YOUR GOAL: Copy out the data exactly, leaving the pictures behind.

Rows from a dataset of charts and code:
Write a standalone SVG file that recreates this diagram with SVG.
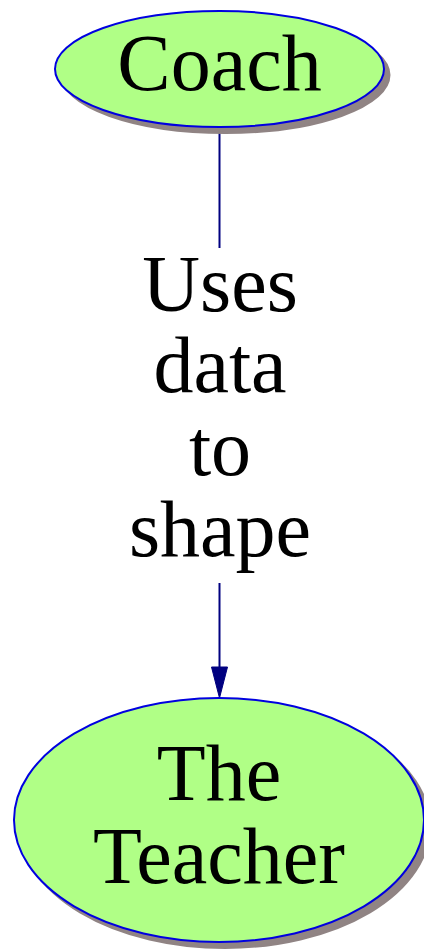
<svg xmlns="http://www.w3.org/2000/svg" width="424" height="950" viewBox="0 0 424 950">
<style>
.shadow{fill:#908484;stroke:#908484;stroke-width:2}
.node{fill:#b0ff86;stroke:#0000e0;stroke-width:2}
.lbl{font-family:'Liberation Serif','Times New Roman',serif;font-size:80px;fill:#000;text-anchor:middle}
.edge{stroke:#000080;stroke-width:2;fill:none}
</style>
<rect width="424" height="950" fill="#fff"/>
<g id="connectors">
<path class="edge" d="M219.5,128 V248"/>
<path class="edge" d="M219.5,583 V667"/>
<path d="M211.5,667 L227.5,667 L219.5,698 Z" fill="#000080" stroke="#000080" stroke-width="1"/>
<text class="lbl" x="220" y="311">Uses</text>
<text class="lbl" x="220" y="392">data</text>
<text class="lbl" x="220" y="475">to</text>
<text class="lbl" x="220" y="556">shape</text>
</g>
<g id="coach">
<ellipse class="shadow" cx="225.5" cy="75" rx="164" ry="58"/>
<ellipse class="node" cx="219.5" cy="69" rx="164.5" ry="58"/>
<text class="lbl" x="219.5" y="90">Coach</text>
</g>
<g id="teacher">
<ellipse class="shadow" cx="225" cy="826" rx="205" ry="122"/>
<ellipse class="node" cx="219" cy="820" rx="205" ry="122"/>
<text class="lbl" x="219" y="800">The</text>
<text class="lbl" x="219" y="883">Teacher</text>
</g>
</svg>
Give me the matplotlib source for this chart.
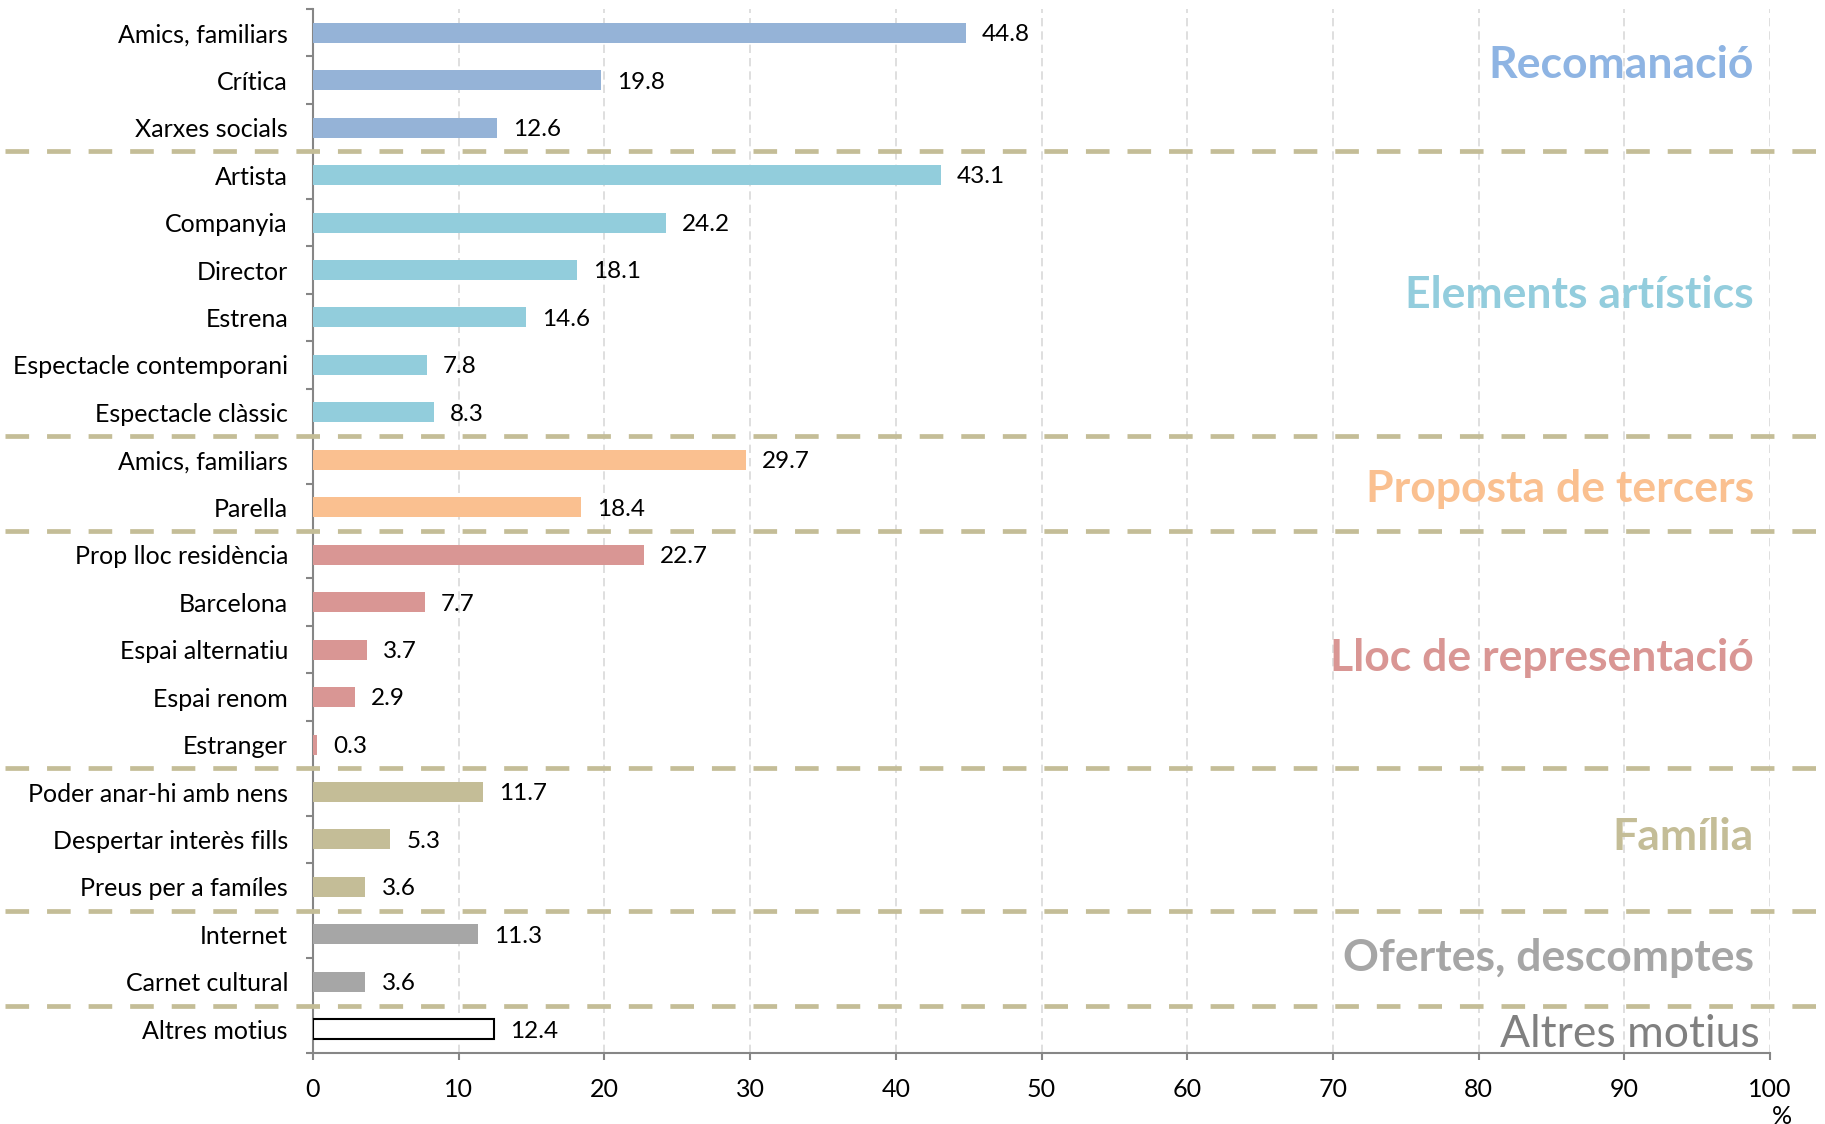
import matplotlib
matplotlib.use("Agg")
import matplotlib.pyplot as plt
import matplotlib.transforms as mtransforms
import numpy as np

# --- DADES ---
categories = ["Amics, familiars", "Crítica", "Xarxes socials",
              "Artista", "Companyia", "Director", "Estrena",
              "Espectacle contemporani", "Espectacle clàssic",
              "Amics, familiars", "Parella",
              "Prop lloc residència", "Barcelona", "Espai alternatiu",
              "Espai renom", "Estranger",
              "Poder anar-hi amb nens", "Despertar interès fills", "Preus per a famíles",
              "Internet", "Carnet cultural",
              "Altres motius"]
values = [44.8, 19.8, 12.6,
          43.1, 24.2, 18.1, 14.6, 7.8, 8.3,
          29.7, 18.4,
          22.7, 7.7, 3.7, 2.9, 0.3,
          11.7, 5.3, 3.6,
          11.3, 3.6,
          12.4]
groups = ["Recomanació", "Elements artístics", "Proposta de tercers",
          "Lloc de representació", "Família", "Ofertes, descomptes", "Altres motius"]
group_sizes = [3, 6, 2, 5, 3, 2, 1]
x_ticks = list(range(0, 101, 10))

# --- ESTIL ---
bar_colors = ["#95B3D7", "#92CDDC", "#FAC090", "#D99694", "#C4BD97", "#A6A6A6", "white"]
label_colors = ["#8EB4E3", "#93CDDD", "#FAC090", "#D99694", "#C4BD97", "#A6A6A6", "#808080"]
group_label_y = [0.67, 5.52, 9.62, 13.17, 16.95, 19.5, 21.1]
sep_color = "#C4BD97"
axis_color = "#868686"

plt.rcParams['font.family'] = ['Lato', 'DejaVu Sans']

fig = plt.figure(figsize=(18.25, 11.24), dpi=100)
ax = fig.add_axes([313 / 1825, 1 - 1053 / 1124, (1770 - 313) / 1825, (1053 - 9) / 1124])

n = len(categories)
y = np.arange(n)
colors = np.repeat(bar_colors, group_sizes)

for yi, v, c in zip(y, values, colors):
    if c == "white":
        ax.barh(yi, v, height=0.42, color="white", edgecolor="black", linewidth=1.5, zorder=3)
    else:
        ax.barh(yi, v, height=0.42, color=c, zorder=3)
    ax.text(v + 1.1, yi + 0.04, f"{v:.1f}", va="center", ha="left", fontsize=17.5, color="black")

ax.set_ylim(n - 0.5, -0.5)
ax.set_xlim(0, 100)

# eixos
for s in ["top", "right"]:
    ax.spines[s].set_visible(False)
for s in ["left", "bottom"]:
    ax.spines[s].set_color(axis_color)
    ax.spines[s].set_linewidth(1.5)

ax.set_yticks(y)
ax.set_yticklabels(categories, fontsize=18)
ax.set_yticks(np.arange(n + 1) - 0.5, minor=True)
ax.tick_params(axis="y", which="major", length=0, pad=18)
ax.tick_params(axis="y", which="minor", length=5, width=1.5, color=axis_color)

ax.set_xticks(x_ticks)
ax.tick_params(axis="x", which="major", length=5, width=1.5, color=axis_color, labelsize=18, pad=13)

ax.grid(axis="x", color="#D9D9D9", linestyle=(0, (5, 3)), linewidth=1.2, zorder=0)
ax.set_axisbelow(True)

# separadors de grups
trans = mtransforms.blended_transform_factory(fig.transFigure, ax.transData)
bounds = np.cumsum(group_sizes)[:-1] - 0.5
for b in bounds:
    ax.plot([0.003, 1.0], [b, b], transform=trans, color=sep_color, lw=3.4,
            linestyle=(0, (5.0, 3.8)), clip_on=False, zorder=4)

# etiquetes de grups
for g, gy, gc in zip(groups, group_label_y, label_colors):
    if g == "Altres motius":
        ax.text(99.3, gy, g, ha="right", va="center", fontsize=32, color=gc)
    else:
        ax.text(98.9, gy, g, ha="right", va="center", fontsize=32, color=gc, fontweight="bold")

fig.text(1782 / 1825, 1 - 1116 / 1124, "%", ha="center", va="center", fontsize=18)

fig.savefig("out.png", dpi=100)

CORRECT RESPONSE:
Write a standalone SVG file that recreates this diagram with SVG.
<svg xmlns="http://www.w3.org/2000/svg" width="424" height="950" viewBox="0 0 424 950">
<style>
.shadow{fill:#908484;stroke:#908484;stroke-width:2}
.node{fill:#b0ff86;stroke:#0000e0;stroke-width:2}
.lbl{font-family:'Liberation Serif','Times New Roman',serif;font-size:80px;fill:#000;text-anchor:middle}
.edge{stroke:#000080;stroke-width:2;fill:none}
</style>
<rect width="424" height="950" fill="#fff"/>
<g id="connectors">
<path class="edge" d="M219.5,128 V248"/>
<path class="edge" d="M219.5,583 V667"/>
<path d="M211.5,667 L227.5,667 L219.5,698 Z" fill="#000080" stroke="#000080" stroke-width="1"/>
<text class="lbl" x="220" y="311">Uses</text>
<text class="lbl" x="220" y="392">data</text>
<text class="lbl" x="220" y="475">to</text>
<text class="lbl" x="220" y="556">shape</text>
</g>
<g id="coach">
<ellipse class="shadow" cx="225.5" cy="75" rx="164" ry="58"/>
<ellipse class="node" cx="219.5" cy="69" rx="164.5" ry="58"/>
<text class="lbl" x="219.5" y="90">Coach</text>
</g>
<g id="teacher">
<ellipse class="shadow" cx="225" cy="826" rx="205" ry="122"/>
<ellipse class="node" cx="219" cy="820" rx="205" ry="122"/>
<text class="lbl" x="219" y="800">The</text>
<text class="lbl" x="219" y="883">Teacher</text>
</g>
</svg>
Give me the matplotlib source for this chart.
import matplotlib
matplotlib.use("Agg")
import matplotlib.pyplot as plt
import matplotlib.transforms as mtransforms
import numpy as np

# --- DADES ---
categories = ["Amics, familiars", "Crítica", "Xarxes socials",
              "Artista", "Companyia", "Director", "Estrena",
              "Espectacle contemporani", "Espectacle clàssic",
              "Amics, familiars", "Parella",
              "Prop lloc residència", "Barcelona", "Espai alternatiu",
              "Espai renom", "Estranger",
              "Poder anar-hi amb nens", "Despertar interès fills", "Preus per a famíles",
              "Internet", "Carnet cultural",
              "Altres motius"]
values = [44.8, 19.8, 12.6,
          43.1, 24.2, 18.1, 14.6, 7.8, 8.3,
          29.7, 18.4,
          22.7, 7.7, 3.7, 2.9, 0.3,
          11.7, 5.3, 3.6,
          11.3, 3.6,
          12.4]
groups = ["Recomanació", "Elements artístics", "Proposta de tercers",
          "Lloc de representació", "Família", "Ofertes, descomptes", "Altres motius"]
group_sizes = [3, 6, 2, 5, 3, 2, 1]
x_ticks = list(range(0, 101, 10))

# --- ESTIL ---
bar_colors = ["#95B3D7", "#92CDDC", "#FAC090", "#D99694", "#C4BD97", "#A6A6A6", "white"]
label_colors = ["#8EB4E3", "#93CDDD", "#FAC090", "#D99694", "#C4BD97", "#A6A6A6", "#808080"]
group_label_y = [0.67, 5.52, 9.62, 13.17, 16.95, 19.5, 21.1]
sep_color = "#C4BD97"
axis_color = "#868686"

plt.rcParams['font.family'] = ['Lato', 'DejaVu Sans']

fig = plt.figure(figsize=(18.25, 11.24), dpi=100)
ax = fig.add_axes([313 / 1825, 1 - 1053 / 1124, (1770 - 313) / 1825, (1053 - 9) / 1124])

n = len(categories)
y = np.arange(n)
colors = np.repeat(bar_colors, group_sizes)

for yi, v, c in zip(y, values, colors):
    if c == "white":
        ax.barh(yi, v, height=0.42, color="white", edgecolor="black", linewidth=1.5, zorder=3)
    else:
        ax.barh(yi, v, height=0.42, color=c, zorder=3)
    ax.text(v + 1.1, yi + 0.04, f"{v:.1f}", va="center", ha="left", fontsize=17.5, color="black")

ax.set_ylim(n - 0.5, -0.5)
ax.set_xlim(0, 100)

# eixos
for s in ["top", "right"]:
    ax.spines[s].set_visible(False)
for s in ["left", "bottom"]:
    ax.spines[s].set_color(axis_color)
    ax.spines[s].set_linewidth(1.5)

ax.set_yticks(y)
ax.set_yticklabels(categories, fontsize=18)
ax.set_yticks(np.arange(n + 1) - 0.5, minor=True)
ax.tick_params(axis="y", which="major", length=0, pad=18)
ax.tick_params(axis="y", which="minor", length=5, width=1.5, color=axis_color)

ax.set_xticks(x_ticks)
ax.tick_params(axis="x", which="major", length=5, width=1.5, color=axis_color, labelsize=18, pad=13)

ax.grid(axis="x", color="#D9D9D9", linestyle=(0, (5, 3)), linewidth=1.2, zorder=0)
ax.set_axisbelow(True)

# separadors de grups
trans = mtransforms.blended_transform_factory(fig.transFigure, ax.transData)
bounds = np.cumsum(group_sizes)[:-1] - 0.5
for b in bounds:
    ax.plot([0.003, 1.0], [b, b], transform=trans, color=sep_color, lw=3.4,
            linestyle=(0, (5.0, 3.8)), clip_on=False, zorder=4)

# etiquetes de grups
for g, gy, gc in zip(groups, group_label_y, label_colors):
    if g == "Altres motius":
        ax.text(99.3, gy, g, ha="right", va="center", fontsize=32, color=gc)
    else:
        ax.text(98.9, gy, g, ha="right", va="center", fontsize=32, color=gc, fontweight="bold")

fig.text(1782 / 1825, 1 - 1116 / 1124, "%", ha="center", va="center", fontsize=18)

fig.savefig("out.png", dpi=100)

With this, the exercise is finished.